## begin Data shown
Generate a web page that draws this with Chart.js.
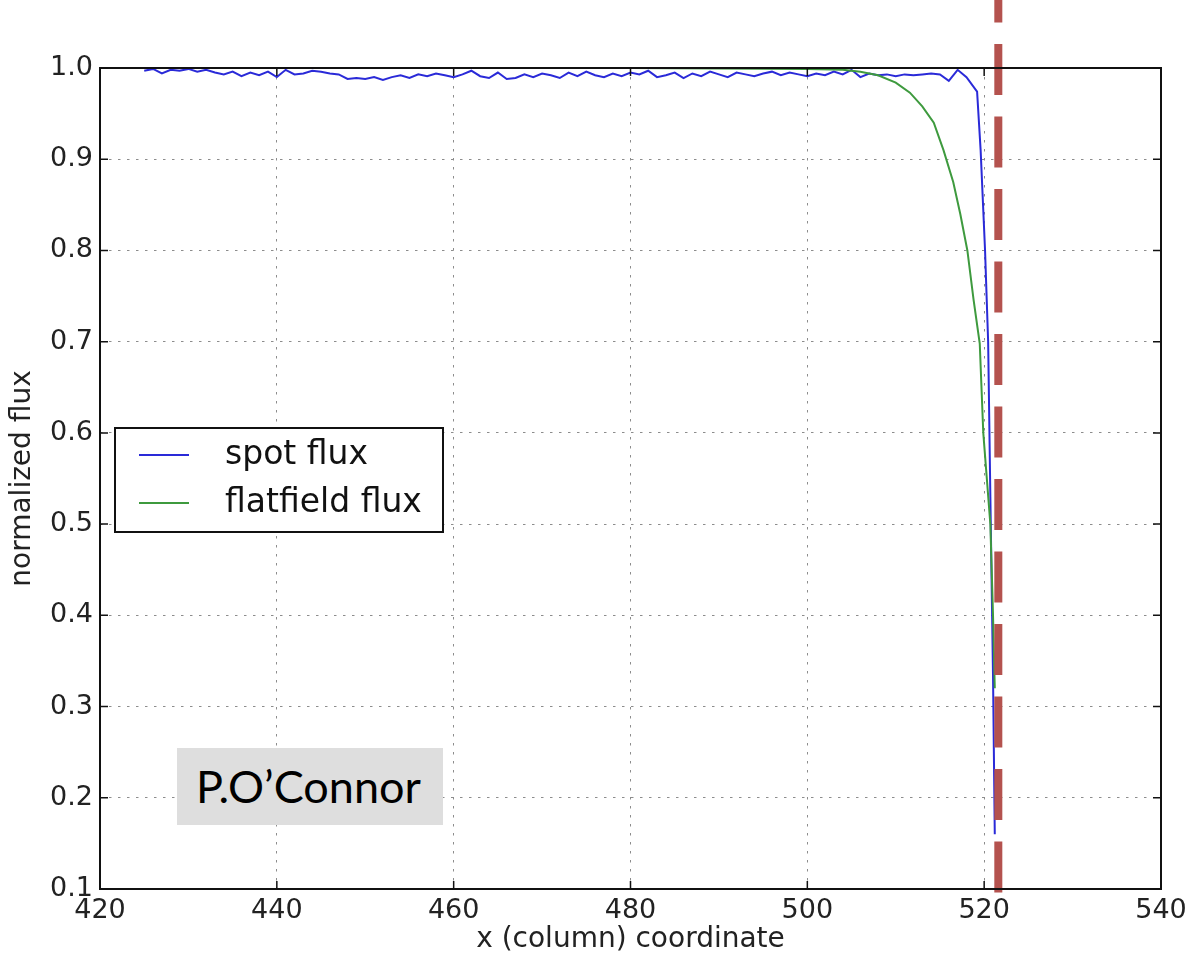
<!DOCTYPE html>
<html>
<head>
<meta charset="utf-8">
<script src="https://cdn.jsdelivr.net/npm/chart.js@4.4.1/dist/chart.umd.min.js"></script>
<style>
  body{ margin:0; background:#fff; }
  #wrap{ position:relative; width:1189px; height:957px; }
  #credit{ position:absolute; left:177px; top:748px; width:266px; height:77px; background:#dedede;
           font-family:Lato, "Liberation Sans", sans-serif; font-size:45px; line-height:77px;
           padding-left:19px; box-sizing:border-box; color:#000; }
</style>
</head>
<body>
<div id="wrap">
  <canvas id="c" width="1189" height="957"></canvas>
  <div id="credit">P.O’Connor</div>
</div>
<script>
// spot flux (blue)
const spotX = [425,426,427,428,429,430,431,432,433,434,435,436,437,438,439,440,
  441,442,443,444,445,446,447,448,449,450,451,452,453,454,455,456,
  457,458,459,460,461,462,463,464,465,466,467,468,469,470,471,472,
  473,474,475,476,477,478,479,480,481,482,483,484,485,486,487,488,
  489,490,491,492,493,494,495,496,497,498,499,500,501,502,503,504,
  505,506,507,508,509,510,511,512,513,514,515,516,517,518,
  519.2,519.6,520.1,520.45,520.7,521.0,521.2];
const spotY = [0.997,0.999,0.994,0.998,0.997,0.999,0.996,0.998,0.995,0.993,0.996,0.991,0.995,0.992,0.996,0.990,
  0.998,0.993,0.994,0.997,0.996,0.994,0.993,0.988,0.989,0.988,0.990,0.987,0.990,0.992,0.989,0.993,
  0.991,0.994,0.992,0.990,0.993,0.997,0.991,0.989,0.995,0.988,0.989,0.993,0.990,0.994,0.992,0.989,
  0.995,0.991,0.996,0.992,0.990,0.994,0.991,0.995,0.993,0.997,0.990,0.992,0.995,0.989,0.994,0.991,
  0.996,0.993,0.990,0.995,0.993,0.991,0.994,0.996,0.992,0.995,0.993,0.991,0.994,0.992,0.996,0.993,
  0.998,0.990,0.994,0.992,0.993,0.991,0.993,0.992,0.993,0.994,0.993,0.986,0.998,0.990,
  0.974,0.91,0.80,0.70,0.53,0.335,0.16];

// flatfield flux (green)
const flatX = [425,450,480,500,504,506,508,510,511.6,513,514.3,515.4,516.5,517.3,518.1,518.8,519.5,519.9,520.3,520.7,521.0,521.2];
const flatY = [1.0,1.0,1.0,0.999,0.998,0.996,0.992,0.984,0.973,0.958,0.94,0.91,0.875,0.84,0.80,0.746,0.698,0.60,0.55,0.50,0.40,0.32];

// dashed edge marker
const edgeX = [521.6, 521.6];
const edgeY = [1.0746, 0.075];

const xTicks = [420,440,460,480,500,520,540];
const yTicks = [0.1,0.2,0.3,0.4,0.5,0.6,0.7,0.8,0.9,1.0];

const seriesLabels = ['spot flux','flatfield flux'];

const pts = (xs,ys)=> xs.map((x,i)=>({x, y: ys[i]}));
const tickFont = { family:'"DejaVu Sans", sans-serif', size:27 };
const titleFont = { family:'"DejaVu Sans", sans-serif', size:28 };

// frame + inward ticks + legend box
const framePlugin = {
  id:'frame',
  afterDatasetsDraw(chart){
    const {ctx, chartArea:a, scales} = chart;
    ctx.save();
    ctx.strokeStyle = '#111'; ctx.lineWidth = 2;
    ctx.strokeRect(a.left, a.top, a.right-a.left, a.bottom-a.top);
    ctx.lineWidth = 1.5;
    ctx.beginPath();
    xTicks.forEach(v=>{
      const px = scales.x.getPixelForValue(v);
      ctx.moveTo(px, a.bottom); ctx.lineTo(px, a.bottom-8);
      ctx.moveTo(px, a.top); ctx.lineTo(px, a.top+8);
    });
    yTicks.forEach(v=>{
      const py = scales.y.getPixelForValue(v);
      ctx.moveTo(a.left, py); ctx.lineTo(a.left+8, py);
      ctx.moveTo(a.right, py); ctx.lineTo(a.right-8, py);
    });
    ctx.stroke();
    ctx.restore();
  },
  afterDraw(chart){
    const ctx = chart.ctx;
    ctx.save();
    ctx.fillStyle = '#fff';
    ctx.fillRect(115, 428, 328, 104);
    ctx.strokeStyle = '#111'; ctx.lineWidth = 2;
    ctx.strokeRect(115, 428, 328, 104);
    const rows = chart.data.datasets.filter(d=> seriesLabels.includes(d.label))
      .sort((p,q)=> seriesLabels.indexOf(p.label) - seriesLabels.indexOf(q.label));
    rows.forEach((d,i)=>{
      const y = 455 + i*48;
      ctx.strokeStyle = d.borderColor; ctx.lineWidth = 2;
      ctx.beginPath(); ctx.moveTo(139, y); ctx.lineTo(189, y); ctx.stroke();
      ctx.fillStyle = '#111';
      ctx.font = '33px "DejaVu Sans", sans-serif';
      ctx.textBaseline = 'middle';
      ctx.fillText(d.label, 225, y);
    });
    ctx.restore();
  }
};

new Chart(document.getElementById('c'), {
  type:'line',
  data:{
    datasets:[
      { label:'edge', data: pts(edgeX, edgeY), borderColor:'#b4524e', borderWidth:8,
        borderDash:[51,21.5], borderDashOffset:28.5, pointRadius:0, clip:false, order:0 },
      { label:seriesLabels[1], data: pts(flatX, flatY), borderColor:'#3e9a3e', borderWidth:2,
        pointRadius:0, tension:0, order:1 },
      { label:seriesLabels[0], data: pts(spotX, spotY), borderColor:'#2a2ad8', borderWidth:2,
        pointRadius:0, tension:0, order:2 }
    ]
  },
  options:{
    responsive:false, animation:false, devicePixelRatio:1,
    layout:{ padding:{ top:68, right:28, left:0, bottom:0 } },
    plugins:{ legend:{ display:false }, tooltip:{ enabled:false } },
    scales:{
      x:{ type:'linear', min:420, max:540,
        afterBuildTicks: s=> { s.ticks = xTicks.map(v=>({value:v})); },
        afterFit: s=> { s.height = 68; s.paddingLeft = 0; s.paddingRight = 0; },
        ticks:{ font:tickFont, color:'#222', padding:6, maxRotation:0 },
        grid:{ color:'#8c8c8c', lineWidth:1, drawTicks:false },
        border:{ display:false, dash:[2.5,6.5] },
        title:{ display:true, text:'x (column) coordinate', font:titleFont, color:'#222', padding:{top:0,bottom:0} }
      },
      y:{ min:0.1, max:1.0,
        afterBuildTicks: s=> { s.ticks = yTicks.map(v=>({value:v})); },
        afterFit: s=> { s.width = 100; s.paddingTop = 0; s.paddingBottom = 0; },
        ticks:{ font:tickFont, color:'#222', padding:7, callback: v=> v.toFixed(1) },
        grid:{ color:'#8c8c8c', lineWidth:1, drawTicks:false },
        border:{ display:false, dash:[2.5,6.5] },
        title:{ display:true, text:'normalized flux', font:titleFont, color:'#222', padding:{top:6,bottom:0} }
      }
    }
  },
  plugins:[framePlugin]
});
</script>
</body>
</html>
## end Data shown
Copy out each line word for word, please, skipping the images.

**Full output:**
Generate a web page that draws this with Chart.js.
<!DOCTYPE html>
<html>
<head>
<meta charset="utf-8">
<script src="https://cdn.jsdelivr.net/npm/chart.js@4.4.1/dist/chart.umd.min.js"></script>
<style>
  body{ margin:0; background:#fff; }
  #wrap{ position:relative; width:1189px; height:957px; }
  #credit{ position:absolute; left:177px; top:748px; width:266px; height:77px; background:#dedede;
           font-family:Lato, "Liberation Sans", sans-serif; font-size:45px; line-height:77px;
           padding-left:19px; box-sizing:border-box; color:#000; }
</style>
</head>
<body>
<div id="wrap">
  <canvas id="c" width="1189" height="957"></canvas>
  <div id="credit">P.O’Connor</div>
</div>
<script>
// spot flux (blue)
const spotX = [425,426,427,428,429,430,431,432,433,434,435,436,437,438,439,440,
  441,442,443,444,445,446,447,448,449,450,451,452,453,454,455,456,
  457,458,459,460,461,462,463,464,465,466,467,468,469,470,471,472,
  473,474,475,476,477,478,479,480,481,482,483,484,485,486,487,488,
  489,490,491,492,493,494,495,496,497,498,499,500,501,502,503,504,
  505,506,507,508,509,510,511,512,513,514,515,516,517,518,
  519.2,519.6,520.1,520.45,520.7,521.0,521.2];
const spotY = [0.997,0.999,0.994,0.998,0.997,0.999,0.996,0.998,0.995,0.993,0.996,0.991,0.995,0.992,0.996,0.990,
  0.998,0.993,0.994,0.997,0.996,0.994,0.993,0.988,0.989,0.988,0.990,0.987,0.990,0.992,0.989,0.993,
  0.991,0.994,0.992,0.990,0.993,0.997,0.991,0.989,0.995,0.988,0.989,0.993,0.990,0.994,0.992,0.989,
  0.995,0.991,0.996,0.992,0.990,0.994,0.991,0.995,0.993,0.997,0.990,0.992,0.995,0.989,0.994,0.991,
  0.996,0.993,0.990,0.995,0.993,0.991,0.994,0.996,0.992,0.995,0.993,0.991,0.994,0.992,0.996,0.993,
  0.998,0.990,0.994,0.992,0.993,0.991,0.993,0.992,0.993,0.994,0.993,0.986,0.998,0.990,
  0.974,0.91,0.80,0.70,0.53,0.335,0.16];

// flatfield flux (green)
const flatX = [425,450,480,500,504,506,508,510,511.6,513,514.3,515.4,516.5,517.3,518.1,518.8,519.5,519.9,520.3,520.7,521.0,521.2];
const flatY = [1.0,1.0,1.0,0.999,0.998,0.996,0.992,0.984,0.973,0.958,0.94,0.91,0.875,0.84,0.80,0.746,0.698,0.60,0.55,0.50,0.40,0.32];

// dashed edge marker
const edgeX = [521.6, 521.6];
const edgeY = [1.0746, 0.075];

const xTicks = [420,440,460,480,500,520,540];
const yTicks = [0.1,0.2,0.3,0.4,0.5,0.6,0.7,0.8,0.9,1.0];

const seriesLabels = ['spot flux','flatfield flux'];

const pts = (xs,ys)=> xs.map((x,i)=>({x, y: ys[i]}));
const tickFont = { family:'"DejaVu Sans", sans-serif', size:27 };
const titleFont = { family:'"DejaVu Sans", sans-serif', size:28 };

// frame + inward ticks + legend box
const framePlugin = {
  id:'frame',
  afterDatasetsDraw(chart){
    const {ctx, chartArea:a, scales} = chart;
    ctx.save();
    ctx.strokeStyle = '#111'; ctx.lineWidth = 2;
    ctx.strokeRect(a.left, a.top, a.right-a.left, a.bottom-a.top);
    ctx.lineWidth = 1.5;
    ctx.beginPath();
    xTicks.forEach(v=>{
      const px = scales.x.getPixelForValue(v);
      ctx.moveTo(px, a.bottom); ctx.lineTo(px, a.bottom-8);
      ctx.moveTo(px, a.top); ctx.lineTo(px, a.top+8);
    });
    yTicks.forEach(v=>{
      const py = scales.y.getPixelForValue(v);
      ctx.moveTo(a.left, py); ctx.lineTo(a.left+8, py);
      ctx.moveTo(a.right, py); ctx.lineTo(a.right-8, py);
    });
    ctx.stroke();
    ctx.restore();
  },
  afterDraw(chart){
    const ctx = chart.ctx;
    ctx.save();
    ctx.fillStyle = '#fff';
    ctx.fillRect(115, 428, 328, 104);
    ctx.strokeStyle = '#111'; ctx.lineWidth = 2;
    ctx.strokeRect(115, 428, 328, 104);
    const rows = chart.data.datasets.filter(d=> seriesLabels.includes(d.label))
      .sort((p,q)=> seriesLabels.indexOf(p.label) - seriesLabels.indexOf(q.label));
    rows.forEach((d,i)=>{
      const y = 455 + i*48;
      ctx.strokeStyle = d.borderColor; ctx.lineWidth = 2;
      ctx.beginPath(); ctx.moveTo(139, y); ctx.lineTo(189, y); ctx.stroke();
      ctx.fillStyle = '#111';
      ctx.font = '33px "DejaVu Sans", sans-serif';
      ctx.textBaseline = 'middle';
      ctx.fillText(d.label, 225, y);
    });
    ctx.restore();
  }
};

new Chart(document.getElementById('c'), {
  type:'line',
  data:{
    datasets:[
      { label:'edge', data: pts(edgeX, edgeY), borderColor:'#b4524e', borderWidth:8,
        borderDash:[51,21.5], borderDashOffset:28.5, pointRadius:0, clip:false, order:0 },
      { label:seriesLabels[1], data: pts(flatX, flatY), borderColor:'#3e9a3e', borderWidth:2,
        pointRadius:0, tension:0, order:1 },
      { label:seriesLabels[0], data: pts(spotX, spotY), borderColor:'#2a2ad8', borderWidth:2,
        pointRadius:0, tension:0, order:2 }
    ]
  },
  options:{
    responsive:false, animation:false, devicePixelRatio:1,
    layout:{ padding:{ top:68, right:28, left:0, bottom:0 } },
    plugins:{ legend:{ display:false }, tooltip:{ enabled:false } },
    scales:{
      x:{ type:'linear', min:420, max:540,
        afterBuildTicks: s=> { s.ticks = xTicks.map(v=>({value:v})); },
        afterFit: s=> { s.height = 68; s.paddingLeft = 0; s.paddingRight = 0; },
        ticks:{ font:tickFont, color:'#222', padding:6, maxRotation:0 },
        grid:{ color:'#8c8c8c', lineWidth:1, drawTicks:false },
        border:{ display:false, dash:[2.5,6.5] },
        title:{ display:true, text:'x (column) coordinate', font:titleFont, color:'#222', padding:{top:0,bottom:0} }
      },
      y:{ min:0.1, max:1.0,
        afterBuildTicks: s=> { s.ticks = yTicks.map(v=>({value:v})); },
        afterFit: s=> { s.width = 100; s.paddingTop = 0; s.paddingBottom = 0; },
        ticks:{ font:tickFont, color:'#222', padding:7, callback: v=> v.toFixed(1) },
        grid:{ color:'#8c8c8c', lineWidth:1, drawTicks:false },
        border:{ display:false, dash:[2.5,6.5] },
        title:{ display:true, text:'normalized flux', font:titleFont, color:'#222', padding:{top:6,bottom:0} }
      }
    }
  },
  plugins:[framePlugin]
});
</script>
</body>
</html>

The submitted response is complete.